Migoya y Seguí firman así un tebeo adulto, en diversos sentidos, difícil de encontrar en el mercado actual, sea por el tono o sea por la transgresión; sea esta, a la vez, implícita en un protagonista imperfecto (en un sentido cristiano), sea por el atrevimiento de los autores de reivindicar cosas que ya nadie reivindica con la naturalidad aquí desplegada. Reflejan un tiempo que, también, alguien ha decidido que ya no es políticamente correcto. Incluso mítico: en la cabeza de ciertas personas, que convivan castellano y catalán (el idioma y la cultura) es una fantasía que nunca existió.

Del dibujo de Seguí poco hay que decir. Ante cualquier duda, miren la portada, que habla por si sola. Si acaso, a veces me ha parecido que la página se le quedaba pequeña, pero ya se sabe que el formato es un calvario. La paleta de colores es oscura y, a la vez, posee los destellos necesarios para recrear esta historia de bajos fondos, lujos y luces de neón. Además, el buen hacer de Migoya nos ahorra esas toneladas de prosa con las que muchas adaptaciones alegremente editadas nos castigan. Aquí luce el lenguaje secuencial, hasta tal punto que incluso los bocadillos de pensamientos, que hacía tiempo que no veía, resultan deliciosos.

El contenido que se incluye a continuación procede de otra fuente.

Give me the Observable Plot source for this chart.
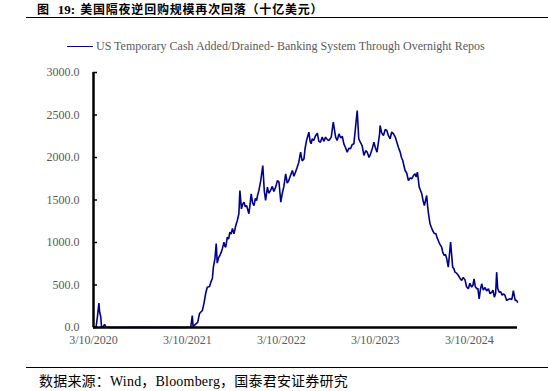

Vuelvo a hablar de mí, pero esto es como las buenas películas de baloncesto, que, en realidad, no hablan de baloncesto:

Yo de joven nunca había sido muy amigo de las adaptaciones. Me decía que si ya había leído el original, para qué quería una copia. Qué necesidad había de ver a Hamlet en la pantalla, y menos con la cara de Kenneth Branagh. Así pensaba hasta que sacaron el álbum recopilatorio de Nirvana, a principios de los 2000. Un periodista musical me dijo: "¿Qué? ¿Mola el disco de Nirvana, eh?". Yo le dije que, bueno, era más de lo mismo, haciéndome el interesante mientras escuchaba lo último de Tokyo Sex Destruction. De hecho no era ni más de lo mismo, era exactamente lo mismo. Él me replicó: "Ya, ¿pero cuánto hacía que no escuchabas a Nirvana?". Ciertamente, debía de hacer unos diez años que no ponía un casete de los de Seattle, y desde entonces debe de hacer ya veinte. Así que quizás sea el momento de volver a escuchar a Nirvana y empezar a leer a Montalbán.